「腐った人間どもに鉄槌を振り下ろす自然界の脅威!」子鹿のゾンビ jin-inuさんの映画レビュー(感想・評価)
腐った人間どもに鉄槌を振り下ろす自然界の脅威!
冒頭、影絵のアニメで物語のあらましが語られます。
子鹿のバンビが住む森にも、徐々に人間たちの開発の手が伸びてきています。母親はハンターに殺されてしまいます。大人になり、バンビもメスと出会い子どもを授かります。奥さんは開発業者の車に轢き殺されます。可愛い子供も行方不明に。大切な家族をことごとく人間に奪われてしまいます。さらに森に違法廃棄された有毒化学物質で森の水が汚染されてしまいます。その水を飲んだ動物たちは獰猛なモンスターに変身し人間どもへ襲いかかります。
昔の人はこんなモンスターを神として崇めたり怒りを鎮めるために生贄を捧げたりしましたが、現代の我々は武器を取って闘います。
ストーリーはよくありがちで目新しさも感じません。ほとんどが森の中や廃屋でのロケですのでそんなにお金もかかってません。
では面白くないかというと、そういうわけではありません。頭が悪く横柄で乱暴でムカつく人間どもが次々に惨殺されていくのを観ていると、自分のことは棚に上げて快哉を叫びたくなります。
しかも殺され方がエグい。ここが一番の見所でしょう。モンスターに殺される犠牲者たちは仕方ないとして、その合間合間に不運な事故死を遂げるおじさん二人が哀れを誘います。特に二人目、ロープが足に絡まって車に引きずられる死に方はあんまりです。アスファルトで削られて顔がなくなってました。
原題はBambi: The Reckoning。直訳すると「バンビの復讐」でしょうか。子鹿がゾンビになるわけではありません。
キーキャラクターに、不思議なおばあさんが出てきます。認知症で家族とのコミュニケーションはできないようですが、代わりに自然との交感能力があるようです。残されたバンビの子に代わり、復讐を遂げます。凶悪なモンスターが人間に倒されて悲しくなる映画も珍しいw。残された子鹿の鳴き声が切なく胸に迫ります。
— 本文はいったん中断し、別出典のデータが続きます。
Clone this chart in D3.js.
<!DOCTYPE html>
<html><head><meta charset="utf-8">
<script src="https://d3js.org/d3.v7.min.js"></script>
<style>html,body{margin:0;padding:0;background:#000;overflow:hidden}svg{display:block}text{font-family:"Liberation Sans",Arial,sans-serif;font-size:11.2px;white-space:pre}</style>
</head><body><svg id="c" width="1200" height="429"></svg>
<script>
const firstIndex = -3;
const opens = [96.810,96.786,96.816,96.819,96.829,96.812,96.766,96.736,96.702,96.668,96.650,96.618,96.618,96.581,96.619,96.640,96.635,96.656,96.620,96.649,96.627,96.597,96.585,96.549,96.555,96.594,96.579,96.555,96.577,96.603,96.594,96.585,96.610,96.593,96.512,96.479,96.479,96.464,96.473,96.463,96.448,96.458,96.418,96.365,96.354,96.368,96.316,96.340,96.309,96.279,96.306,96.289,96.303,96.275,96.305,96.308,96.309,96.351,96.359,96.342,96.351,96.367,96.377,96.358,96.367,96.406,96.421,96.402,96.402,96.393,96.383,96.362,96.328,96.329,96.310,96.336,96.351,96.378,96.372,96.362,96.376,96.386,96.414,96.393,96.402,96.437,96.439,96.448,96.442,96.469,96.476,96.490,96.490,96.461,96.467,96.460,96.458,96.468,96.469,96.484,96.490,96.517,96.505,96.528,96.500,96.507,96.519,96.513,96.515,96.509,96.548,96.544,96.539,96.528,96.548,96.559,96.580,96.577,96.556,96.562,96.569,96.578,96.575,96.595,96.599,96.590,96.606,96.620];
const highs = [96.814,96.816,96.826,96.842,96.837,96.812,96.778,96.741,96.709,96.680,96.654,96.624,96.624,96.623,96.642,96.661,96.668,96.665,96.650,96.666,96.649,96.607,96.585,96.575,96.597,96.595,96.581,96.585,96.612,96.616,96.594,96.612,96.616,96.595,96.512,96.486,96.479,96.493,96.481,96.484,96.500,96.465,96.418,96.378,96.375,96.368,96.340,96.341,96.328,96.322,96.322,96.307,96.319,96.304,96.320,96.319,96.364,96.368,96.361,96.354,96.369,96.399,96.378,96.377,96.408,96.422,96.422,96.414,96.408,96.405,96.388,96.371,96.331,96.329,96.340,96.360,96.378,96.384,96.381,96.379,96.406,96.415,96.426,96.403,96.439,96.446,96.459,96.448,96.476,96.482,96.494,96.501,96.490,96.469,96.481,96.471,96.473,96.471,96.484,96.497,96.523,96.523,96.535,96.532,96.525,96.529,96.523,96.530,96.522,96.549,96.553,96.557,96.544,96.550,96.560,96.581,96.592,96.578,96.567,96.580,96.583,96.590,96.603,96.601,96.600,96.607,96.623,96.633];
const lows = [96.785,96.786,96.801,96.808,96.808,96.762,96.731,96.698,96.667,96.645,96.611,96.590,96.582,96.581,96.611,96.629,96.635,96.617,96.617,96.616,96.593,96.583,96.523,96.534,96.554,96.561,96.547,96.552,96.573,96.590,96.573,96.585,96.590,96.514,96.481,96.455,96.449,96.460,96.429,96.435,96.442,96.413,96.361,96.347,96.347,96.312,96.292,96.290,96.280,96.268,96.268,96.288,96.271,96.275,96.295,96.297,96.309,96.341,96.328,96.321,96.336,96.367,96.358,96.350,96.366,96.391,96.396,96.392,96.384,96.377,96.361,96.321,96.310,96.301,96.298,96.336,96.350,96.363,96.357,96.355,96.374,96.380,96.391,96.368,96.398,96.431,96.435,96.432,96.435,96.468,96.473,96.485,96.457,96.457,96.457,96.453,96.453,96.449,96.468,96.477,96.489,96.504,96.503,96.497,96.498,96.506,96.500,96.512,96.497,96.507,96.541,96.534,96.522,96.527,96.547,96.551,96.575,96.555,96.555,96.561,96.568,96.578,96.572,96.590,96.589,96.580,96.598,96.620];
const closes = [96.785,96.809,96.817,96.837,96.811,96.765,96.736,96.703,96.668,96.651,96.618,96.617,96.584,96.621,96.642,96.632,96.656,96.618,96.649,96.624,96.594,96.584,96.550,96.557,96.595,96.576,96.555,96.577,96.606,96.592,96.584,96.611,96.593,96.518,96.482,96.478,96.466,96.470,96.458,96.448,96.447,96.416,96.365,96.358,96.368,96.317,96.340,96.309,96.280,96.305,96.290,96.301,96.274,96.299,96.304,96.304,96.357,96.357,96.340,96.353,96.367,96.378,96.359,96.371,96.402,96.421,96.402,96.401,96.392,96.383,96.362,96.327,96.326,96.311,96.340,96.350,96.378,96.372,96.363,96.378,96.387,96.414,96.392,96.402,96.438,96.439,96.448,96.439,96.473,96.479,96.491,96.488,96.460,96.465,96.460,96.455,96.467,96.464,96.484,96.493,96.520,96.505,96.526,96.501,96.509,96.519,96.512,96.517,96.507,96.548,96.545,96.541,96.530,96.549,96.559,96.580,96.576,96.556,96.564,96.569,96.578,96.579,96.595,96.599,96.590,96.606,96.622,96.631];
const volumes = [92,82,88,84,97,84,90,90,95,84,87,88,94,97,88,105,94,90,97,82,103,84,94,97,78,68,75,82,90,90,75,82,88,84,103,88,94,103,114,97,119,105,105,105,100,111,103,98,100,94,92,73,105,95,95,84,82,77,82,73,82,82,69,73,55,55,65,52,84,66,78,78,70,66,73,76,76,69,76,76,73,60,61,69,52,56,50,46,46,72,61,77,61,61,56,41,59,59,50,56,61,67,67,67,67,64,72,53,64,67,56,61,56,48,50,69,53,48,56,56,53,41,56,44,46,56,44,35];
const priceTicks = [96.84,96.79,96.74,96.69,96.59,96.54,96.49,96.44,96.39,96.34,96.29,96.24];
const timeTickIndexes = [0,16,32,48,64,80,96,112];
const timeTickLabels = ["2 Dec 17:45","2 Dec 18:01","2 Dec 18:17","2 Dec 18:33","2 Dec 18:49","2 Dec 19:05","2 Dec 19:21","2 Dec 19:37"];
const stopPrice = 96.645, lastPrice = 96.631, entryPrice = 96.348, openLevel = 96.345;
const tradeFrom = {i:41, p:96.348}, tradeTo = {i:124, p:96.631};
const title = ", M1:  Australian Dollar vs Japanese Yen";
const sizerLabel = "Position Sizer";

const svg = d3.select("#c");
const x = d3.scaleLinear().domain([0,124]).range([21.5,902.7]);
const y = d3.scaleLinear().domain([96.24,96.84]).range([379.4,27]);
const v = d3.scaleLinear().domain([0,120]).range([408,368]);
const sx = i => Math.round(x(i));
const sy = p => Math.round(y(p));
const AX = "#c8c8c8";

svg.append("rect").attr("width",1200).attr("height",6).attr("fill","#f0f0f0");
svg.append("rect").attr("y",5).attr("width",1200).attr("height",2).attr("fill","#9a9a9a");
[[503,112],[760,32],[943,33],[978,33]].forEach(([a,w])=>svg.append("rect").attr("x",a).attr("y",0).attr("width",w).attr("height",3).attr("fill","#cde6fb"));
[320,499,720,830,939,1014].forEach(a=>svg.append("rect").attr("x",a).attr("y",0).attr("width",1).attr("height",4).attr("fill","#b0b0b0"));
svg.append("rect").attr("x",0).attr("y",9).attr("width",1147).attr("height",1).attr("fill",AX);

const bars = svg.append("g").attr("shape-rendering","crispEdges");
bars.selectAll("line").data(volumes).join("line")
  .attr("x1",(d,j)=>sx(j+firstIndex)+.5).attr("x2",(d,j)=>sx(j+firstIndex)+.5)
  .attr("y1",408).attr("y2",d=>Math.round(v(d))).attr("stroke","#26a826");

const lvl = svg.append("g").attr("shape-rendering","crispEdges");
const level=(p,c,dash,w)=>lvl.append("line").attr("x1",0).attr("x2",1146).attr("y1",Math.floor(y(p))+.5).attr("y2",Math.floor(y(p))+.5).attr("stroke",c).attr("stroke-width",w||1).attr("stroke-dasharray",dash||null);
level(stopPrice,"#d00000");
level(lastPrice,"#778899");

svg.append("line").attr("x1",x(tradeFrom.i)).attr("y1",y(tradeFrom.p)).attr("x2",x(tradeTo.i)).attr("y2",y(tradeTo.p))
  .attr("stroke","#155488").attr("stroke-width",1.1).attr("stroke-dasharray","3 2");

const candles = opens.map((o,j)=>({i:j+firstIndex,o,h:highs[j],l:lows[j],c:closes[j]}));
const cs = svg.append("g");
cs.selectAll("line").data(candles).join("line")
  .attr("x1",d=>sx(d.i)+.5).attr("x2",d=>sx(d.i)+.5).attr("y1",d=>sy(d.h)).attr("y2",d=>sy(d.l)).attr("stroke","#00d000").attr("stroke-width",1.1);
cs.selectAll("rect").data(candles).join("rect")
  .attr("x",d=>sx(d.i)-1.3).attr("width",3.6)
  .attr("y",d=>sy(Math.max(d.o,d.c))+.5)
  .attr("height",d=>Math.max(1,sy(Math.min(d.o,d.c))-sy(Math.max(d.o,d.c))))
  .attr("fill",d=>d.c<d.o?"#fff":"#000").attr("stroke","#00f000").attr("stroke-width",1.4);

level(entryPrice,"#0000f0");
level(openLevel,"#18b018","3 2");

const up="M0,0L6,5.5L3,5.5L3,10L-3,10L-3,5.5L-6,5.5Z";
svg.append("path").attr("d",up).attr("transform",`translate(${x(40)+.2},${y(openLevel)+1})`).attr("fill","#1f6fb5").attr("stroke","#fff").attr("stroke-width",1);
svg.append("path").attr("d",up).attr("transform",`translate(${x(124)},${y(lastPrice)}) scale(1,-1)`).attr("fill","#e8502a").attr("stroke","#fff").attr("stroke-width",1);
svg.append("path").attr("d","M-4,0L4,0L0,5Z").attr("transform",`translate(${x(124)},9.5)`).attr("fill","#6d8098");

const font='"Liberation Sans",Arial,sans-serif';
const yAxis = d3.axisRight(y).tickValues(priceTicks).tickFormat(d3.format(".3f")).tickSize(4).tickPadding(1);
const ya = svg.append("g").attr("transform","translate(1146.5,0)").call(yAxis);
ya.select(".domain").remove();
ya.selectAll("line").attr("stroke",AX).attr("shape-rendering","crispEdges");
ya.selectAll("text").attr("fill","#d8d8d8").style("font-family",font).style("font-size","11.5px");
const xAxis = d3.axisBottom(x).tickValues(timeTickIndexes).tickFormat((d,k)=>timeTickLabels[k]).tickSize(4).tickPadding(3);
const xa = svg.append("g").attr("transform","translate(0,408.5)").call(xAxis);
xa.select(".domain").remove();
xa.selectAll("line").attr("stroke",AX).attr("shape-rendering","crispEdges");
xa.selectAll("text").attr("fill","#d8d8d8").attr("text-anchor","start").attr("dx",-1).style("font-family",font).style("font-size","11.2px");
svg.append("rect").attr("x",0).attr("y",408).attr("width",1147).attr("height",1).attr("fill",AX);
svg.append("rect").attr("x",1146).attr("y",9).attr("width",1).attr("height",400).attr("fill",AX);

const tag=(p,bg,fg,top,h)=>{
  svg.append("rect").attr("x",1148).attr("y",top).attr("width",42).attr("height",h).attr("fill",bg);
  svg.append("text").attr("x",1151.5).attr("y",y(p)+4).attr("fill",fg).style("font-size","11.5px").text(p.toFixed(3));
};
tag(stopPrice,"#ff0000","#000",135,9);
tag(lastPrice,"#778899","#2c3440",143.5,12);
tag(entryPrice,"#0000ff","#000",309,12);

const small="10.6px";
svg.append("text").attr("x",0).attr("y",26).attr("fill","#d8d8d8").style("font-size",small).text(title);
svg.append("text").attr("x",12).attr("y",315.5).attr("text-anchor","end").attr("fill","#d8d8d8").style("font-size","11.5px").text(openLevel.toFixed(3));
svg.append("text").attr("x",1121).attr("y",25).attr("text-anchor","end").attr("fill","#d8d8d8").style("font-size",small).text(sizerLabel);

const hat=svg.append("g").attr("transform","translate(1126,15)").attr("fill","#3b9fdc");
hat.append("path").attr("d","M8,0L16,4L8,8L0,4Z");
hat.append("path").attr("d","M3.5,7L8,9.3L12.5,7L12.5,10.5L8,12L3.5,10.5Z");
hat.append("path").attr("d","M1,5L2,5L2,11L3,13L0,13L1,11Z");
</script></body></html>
最近日本でも熊害が問題となっており、駆除したら自治体に苦情電話が殺到したらしいです。「人間を守るためには熊の駆除は仕方ない」vs「人間の都合で熊を殺すのは許さない」。2つの派の対立が先鋭化してきています。この際、鹿を熊に変更して本作を日本人監督でリメイクしてくれないでしょうか。モンスター化した熊が両方の派閥の人々、どちらも惨殺してしまうストーリーで。